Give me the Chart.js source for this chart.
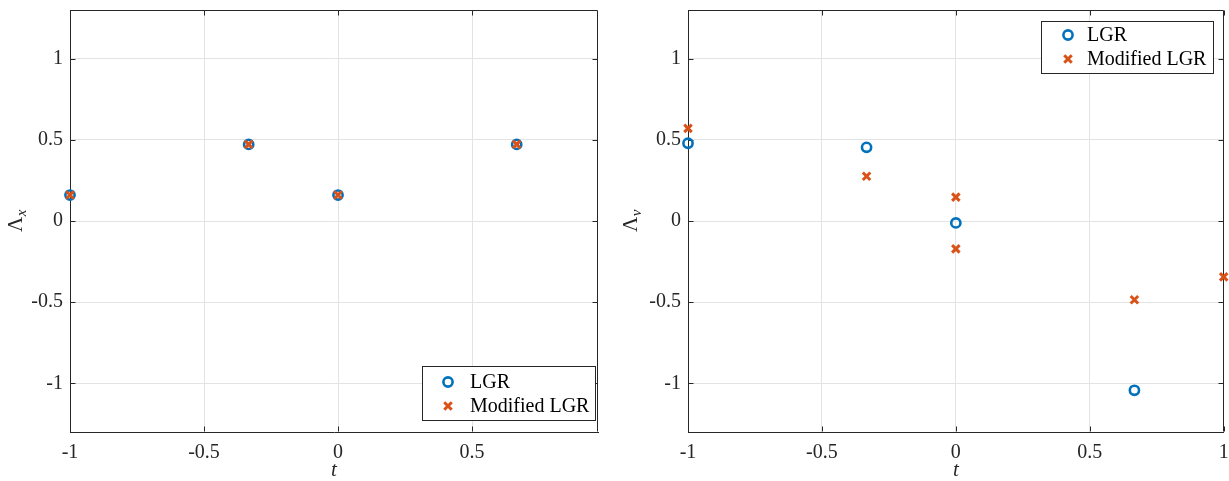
<!DOCTYPE html>
<html>
<head>
<meta charset="utf-8">
<script src="https://cdn.jsdelivr.net/npm/chart.js@4/dist/chart.umd.min.js"></script>
<style>
  html, body { margin: 0; padding: 0; background: #fff; overflow: hidden; }
  #wrap { position: relative; width: 1229px; height: 481px; overflow: hidden; }
  canvas { position: absolute; top: 0; }
</style>
</head>
<body>
<div id="wrap">
  <canvas id="leftChart" width="615" height="481" style="left:0"></canvas>
  <canvas id="rightChart" width="617" height="481" style="left:615px"></canvas>
</div>
<script>
// data
const seriesNames = ["LGR", "Modified LGR"]

const tLeft = [-1, -1/3, 0, 2/3]
const lgrLeft = [0.16, 0.472, 0.16, 0.472]
const tModLeft = [-1, -1/3, 0, 2/3]
const modLeft = [0.16, 0.472, 0.16, 0.472]

const tRight = [-1, -1/3, 0, 2/3]
const lgrRight = [0.479, 0.454, -0.012, -1.043]
const tModRight = [-1, -1/3, 0, 0, 2/3, 1]
const modRight = [0.571, 0.276, 0.147, -0.172, -0.485, -0.344]

const xRangeLeft = [-1, 0.97]
const xRangeRight = [-1, 1]
const yRange = [-1.3, 1.3]
const tickStep = 0.5

const BLUE = "#0072BD"
const ORANGE = "#D95319"
const AXIS = "#262626"
const GRID = "#e3e3e3"
const FONT = "'Liberation Serif', 'DejaVu Serif', serif"

Chart.defaults.font.family = FONT
Chart.defaults.font.size = 20
Chart.defaults.color = AXIS

const toPoints = (xs, ys) => xs.map((x, i) => ({ x: x, y: ys[i] }))
const fmt = v => String(Math.round(v * 10) / 10)

// top/right box lines + inward ticks, like matlab axes
const frame = {
  id: "frame",
  beforeDatasetsDraw(chart) {
    const { ctx, chartArea: a, scales } = chart
    const L = Math.round(a.left) + 0.5, R = Math.round(a.right) - 0.5
    const T = Math.round(a.top) + 0.5, B = Math.round(a.bottom) - 0.5
    ctx.save()
    ctx.strokeStyle = AXIS
    ctx.lineWidth = 1
    ctx.beginPath()
    ctx.moveTo(L, T); ctx.lineTo(R, T); ctx.lineTo(R, B)
    scales.x.ticks.forEach(t => {
      const px = Math.round(scales.x.getPixelForValue(t.value)) + 0.5
      ctx.moveTo(px, B); ctx.lineTo(px, B - 5)
      ctx.moveTo(px, T); ctx.lineTo(px, T + 5)
    })
    scales.y.ticks.forEach(t => {
      const py = Math.round(scales.y.getPixelForValue(t.value)) + 0.5
      ctx.moveTo(L, py); ctx.lineTo(L + 5, py)
      ctx.moveTo(R, py); ctx.lineTo(R - 5, py)
    })
    ctx.stroke()
    ctx.restore()
  }
}

// rotated y label with subscript
const yLabel = {
  id: "yLabel",
  afterDraw(chart, args, opts) {
    const { ctx, chartArea: a } = chart
    ctx.save()
    ctx.translate(opts.x, (a.top + a.bottom) / 2)
    ctx.rotate(-Math.PI / 2)
    ctx.fillStyle = AXIS
    ctx.textBaseline = "alphabetic"
    ctx.font = "21px " + FONT
    const wMain = ctx.measureText(opts.main).width
    ctx.font = "italic 15px " + FONT
    const wSub = ctx.measureText(opts.sub).width
    const x0 = -(wMain + wSub) / 2
    ctx.font = "21px " + FONT
    ctx.fillText(opts.main, x0, 0)
    ctx.font = "italic 15px " + FONT
    ctx.fillText(opts.sub, x0 + wMain + 0.5, 4)
    ctx.restore()
  }
}

// boxed legend placed inside the axes
const boxLegend = {
  id: "boxLegend",
  afterDraw(chart, args, opts) {
    const { ctx, chartArea: a } = chart
    const w = opts.width, h = opts.height
    const x0 = Math.round(a.right - opts.right - w)
    const y0 = Math.round(opts.top != null ? a.top + opts.top : a.bottom - opts.bottom - h)
    ctx.save()
    ctx.fillStyle = "#fff"
    ctx.fillRect(x0, y0, w, h)
    ctx.strokeStyle = AXIS
    ctx.lineWidth = 1
    ctx.strokeRect(x0 + 0.5, y0 + 0.5, w, h)
    chart.data.datasets.forEach((ds, i) => {
      const cy = y0 + opts.rowTop + i * opts.rowGap
      ctx.strokeStyle = ds.borderColor
      ctx.fillStyle = "rgba(0,0,0,0)"
      ctx.lineWidth = ds.borderWidth
      Chart.helpers.drawPoint(ctx, {
        pointStyle: ds.pointStyle, radius: ds.pointRadius, rotation: 0, borderWidth: ds.borderWidth
      }, x0 + opts.markerX, cy)
      ctx.fillStyle = "#000"
      ctx.font = "20px " + FONT
      ctx.textBaseline = "middle"
      ctx.textAlign = "left"
      ctx.fillText(ds.label, x0 + opts.textX, cy + 1)
    })
    ctx.restore()
  }
}

function makeChart(id, cfg) {
  const ctx = document.getElementById(id).getContext("2d")
  return new Chart(ctx, {
    type: "scatter",
    data: {
      datasets: [{
        label: seriesNames[0],
        data: toPoints(cfg.t1, cfg.y1),
        pointStyle: "circle",
        pointRadius: 4.6,
        borderWidth: 2.6,
        borderColor: BLUE,
        backgroundColor: "rgba(0,0,0,0)",
        order: 1,
        clip: false
      }, {
        label: seriesNames[1],
        data: toPoints(cfg.t2, cfg.y2),
        pointStyle: "crossRot",
        pointRadius: 5.3,
        borderWidth: 3,
        borderColor: ORANGE,
        backgroundColor: ORANGE,
        order: 0,
        clip: false
      }]
    },
    options: {
      responsive: false,
      animation: false,
      events: [],
      layout: { padding: { top: 10, right: cfg.padRight, left: 0, bottom: 0 } },
      plugins: {
        legend: { display: false },
        tooltip: { enabled: false },
        yLabel: { main: "Λ", sub: cfg.sub, x: 22 },
        boxLegend: cfg.legend
      },
      scales: {
        x: {
          type: "linear",
          min: cfg.xRange[0],
          max: cfg.xRange[1],
          grid: { color: GRID, drawTicks: false, lineWidth: 1 },
          border: { color: AXIS, width: 1 },
          ticks: { stepSize: tickStep, includeBounds: false, autoSkip: false, maxRotation: 0, padding: 9, color: AXIS, callback: fmt },
          title: { display: true, text: "t", font: { style: "italic", size: 21, lineHeight: 1 }, padding: { top: 0, bottom: 0 }, color: AXIS },
          afterFit(s) { s.height = 49; s.paddingLeft = 0; s.paddingRight = 0 }
        },
        y: {
          type: "linear",
          min: yRange[0],
          max: yRange[1],
          grid: { color: GRID, drawTicks: false, lineWidth: 1 },
          border: { color: AXIS, width: 1 },
          ticks: { stepSize: tickStep, includeBounds: false, autoSkip: false, padding: 7, color: AXIS, callback: fmt },
          afterFit(s) { s.width = cfg.yWidth; s.paddingTop = 0; s.paddingBottom = 0 }
        }
      }
    },
    plugins: [frame, yLabel, boxLegend]
  })
}

makeChart("leftChart", {
  t1: tLeft, y1: lgrLeft, t2: tModLeft, y2: modLeft,
  xRange: xRangeLeft, sub: "x", yWidth: 70, padRight: 17,
  legend: { width: 173, height: 54, right: 3, bottom: 12, markerX: 26, textX: 48, rowTop: 16, rowGap: 24 }
})

makeChart("rightChart", {
  t1: tRight, y1: lgrRight, t2: tModRight, y2: modRight,
  xRange: xRangeRight, sub: "v", yWidth: 73, padRight: 5,
  legend: { width: 172, height: 52, right: 11, top: 11, markerX: 27, textX: 46, rowTop: 14, rowGap: 24 }
})
</script>
</body>
</html>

——————

**Task goal:**
In your copy of the listing above, reproduce each line exactly and omit all pictures.

**Response to the task:**
Give me the Chart.js source for this chart.
<!DOCTYPE html>
<html>
<head>
<meta charset="utf-8">
<script src="https://cdn.jsdelivr.net/npm/chart.js@4/dist/chart.umd.min.js"></script>
<style>
  html, body { margin: 0; padding: 0; background: #fff; overflow: hidden; }
  #wrap { position: relative; width: 1229px; height: 481px; overflow: hidden; }
  canvas { position: absolute; top: 0; }
</style>
</head>
<body>
<div id="wrap">
  <canvas id="leftChart" width="615" height="481" style="left:0"></canvas>
  <canvas id="rightChart" width="617" height="481" style="left:615px"></canvas>
</div>
<script>
// data
const seriesNames = ["LGR", "Modified LGR"]

const tLeft = [-1, -1/3, 0, 2/3]
const lgrLeft = [0.16, 0.472, 0.16, 0.472]
const tModLeft = [-1, -1/3, 0, 2/3]
const modLeft = [0.16, 0.472, 0.16, 0.472]

const tRight = [-1, -1/3, 0, 2/3]
const lgrRight = [0.479, 0.454, -0.012, -1.043]
const tModRight = [-1, -1/3, 0, 0, 2/3, 1]
const modRight = [0.571, 0.276, 0.147, -0.172, -0.485, -0.344]

const xRangeLeft = [-1, 0.97]
const xRangeRight = [-1, 1]
const yRange = [-1.3, 1.3]
const tickStep = 0.5

const BLUE = "#0072BD"
const ORANGE = "#D95319"
const AXIS = "#262626"
const GRID = "#e3e3e3"
const FONT = "'Liberation Serif', 'DejaVu Serif', serif"

Chart.defaults.font.family = FONT
Chart.defaults.font.size = 20
Chart.defaults.color = AXIS

const toPoints = (xs, ys) => xs.map((x, i) => ({ x: x, y: ys[i] }))
const fmt = v => String(Math.round(v * 10) / 10)

// top/right box lines + inward ticks, like matlab axes
const frame = {
  id: "frame",
  beforeDatasetsDraw(chart) {
    const { ctx, chartArea: a, scales } = chart
    const L = Math.round(a.left) + 0.5, R = Math.round(a.right) - 0.5
    const T = Math.round(a.top) + 0.5, B = Math.round(a.bottom) - 0.5
    ctx.save()
    ctx.strokeStyle = AXIS
    ctx.lineWidth = 1
    ctx.beginPath()
    ctx.moveTo(L, T); ctx.lineTo(R, T); ctx.lineTo(R, B)
    scales.x.ticks.forEach(t => {
      const px = Math.round(scales.x.getPixelForValue(t.value)) + 0.5
      ctx.moveTo(px, B); ctx.lineTo(px, B - 5)
      ctx.moveTo(px, T); ctx.lineTo(px, T + 5)
    })
    scales.y.ticks.forEach(t => {
      const py = Math.round(scales.y.getPixelForValue(t.value)) + 0.5
      ctx.moveTo(L, py); ctx.lineTo(L + 5, py)
      ctx.moveTo(R, py); ctx.lineTo(R - 5, py)
    })
    ctx.stroke()
    ctx.restore()
  }
}

// rotated y label with subscript
const yLabel = {
  id: "yLabel",
  afterDraw(chart, args, opts) {
    const { ctx, chartArea: a } = chart
    ctx.save()
    ctx.translate(opts.x, (a.top + a.bottom) / 2)
    ctx.rotate(-Math.PI / 2)
    ctx.fillStyle = AXIS
    ctx.textBaseline = "alphabetic"
    ctx.font = "21px " + FONT
    const wMain = ctx.measureText(opts.main).width
    ctx.font = "italic 15px " + FONT
    const wSub = ctx.measureText(opts.sub).width
    const x0 = -(wMain + wSub) / 2
    ctx.font = "21px " + FONT
    ctx.fillText(opts.main, x0, 0)
    ctx.font = "italic 15px " + FONT
    ctx.fillText(opts.sub, x0 + wMain + 0.5, 4)
    ctx.restore()
  }
}

// boxed legend placed inside the axes
const boxLegend = {
  id: "boxLegend",
  afterDraw(chart, args, opts) {
    const { ctx, chartArea: a } = chart
    const w = opts.width, h = opts.height
    const x0 = Math.round(a.right - opts.right - w)
    const y0 = Math.round(opts.top != null ? a.top + opts.top : a.bottom - opts.bottom - h)
    ctx.save()
    ctx.fillStyle = "#fff"
    ctx.fillRect(x0, y0, w, h)
    ctx.strokeStyle = AXIS
    ctx.lineWidth = 1
    ctx.strokeRect(x0 + 0.5, y0 + 0.5, w, h)
    chart.data.datasets.forEach((ds, i) => {
      const cy = y0 + opts.rowTop + i * opts.rowGap
      ctx.strokeStyle = ds.borderColor
      ctx.fillStyle = "rgba(0,0,0,0)"
      ctx.lineWidth = ds.borderWidth
      Chart.helpers.drawPoint(ctx, {
        pointStyle: ds.pointStyle, radius: ds.pointRadius, rotation: 0, borderWidth: ds.borderWidth
      }, x0 + opts.markerX, cy)
      ctx.fillStyle = "#000"
      ctx.font = "20px " + FONT
      ctx.textBaseline = "middle"
      ctx.textAlign = "left"
      ctx.fillText(ds.label, x0 + opts.textX, cy + 1)
    })
    ctx.restore()
  }
}

function makeChart(id, cfg) {
  const ctx = document.getElementById(id).getContext("2d")
  return new Chart(ctx, {
    type: "scatter",
    data: {
      datasets: [{
        label: seriesNames[0],
        data: toPoints(cfg.t1, cfg.y1),
        pointStyle: "circle",
        pointRadius: 4.6,
        borderWidth: 2.6,
        borderColor: BLUE,
        backgroundColor: "rgba(0,0,0,0)",
        order: 1,
        clip: false
      }, {
        label: seriesNames[1],
        data: toPoints(cfg.t2, cfg.y2),
        pointStyle: "crossRot",
        pointRadius: 5.3,
        borderWidth: 3,
        borderColor: ORANGE,
        backgroundColor: ORANGE,
        order: 0,
        clip: false
      }]
    },
    options: {
      responsive: false,
      animation: false,
      events: [],
      layout: { padding: { top: 10, right: cfg.padRight, left: 0, bottom: 0 } },
      plugins: {
        legend: { display: false },
        tooltip: { enabled: false },
        yLabel: { main: "Λ", sub: cfg.sub, x: 22 },
        boxLegend: cfg.legend
      },
      scales: {
        x: {
          type: "linear",
          min: cfg.xRange[0],
          max: cfg.xRange[1],
          grid: { color: GRID, drawTicks: false, lineWidth: 1 },
          border: { color: AXIS, width: 1 },
          ticks: { stepSize: tickStep, includeBounds: false, autoSkip: false, maxRotation: 0, padding: 9, color: AXIS, callback: fmt },
          title: { display: true, text: "t", font: { style: "italic", size: 21, lineHeight: 1 }, padding: { top: 0, bottom: 0 }, color: AXIS },
          afterFit(s) { s.height = 49; s.paddingLeft = 0; s.paddingRight = 0 }
        },
        y: {
          type: "linear",
          min: yRange[0],
          max: yRange[1],
          grid: { color: GRID, drawTicks: false, lineWidth: 1 },
          border: { color: AXIS, width: 1 },
          ticks: { stepSize: tickStep, includeBounds: false, autoSkip: false, padding: 7, color: AXIS, callback: fmt },
          afterFit(s) { s.width = cfg.yWidth; s.paddingTop = 0; s.paddingBottom = 0 }
        }
      }
    },
    plugins: [frame, yLabel, boxLegend]
  })
}

makeChart("leftChart", {
  t1: tLeft, y1: lgrLeft, t2: tModLeft, y2: modLeft,
  xRange: xRangeLeft, sub: "x", yWidth: 70, padRight: 17,
  legend: { width: 173, height: 54, right: 3, bottom: 12, markerX: 26, textX: 48, rowTop: 16, rowGap: 24 }
})

makeChart("rightChart", {
  t1: tRight, y1: lgrRight, t2: tModRight, y2: modRight,
  xRange: xRangeRight, sub: "v", yWidth: 73, padRight: 5,
  legend: { width: 172, height: 52, right: 11, top: 11, markerX: 27, textX: 46, rowTop: 14, rowGap: 24 }
})
</script>
</body>
</html>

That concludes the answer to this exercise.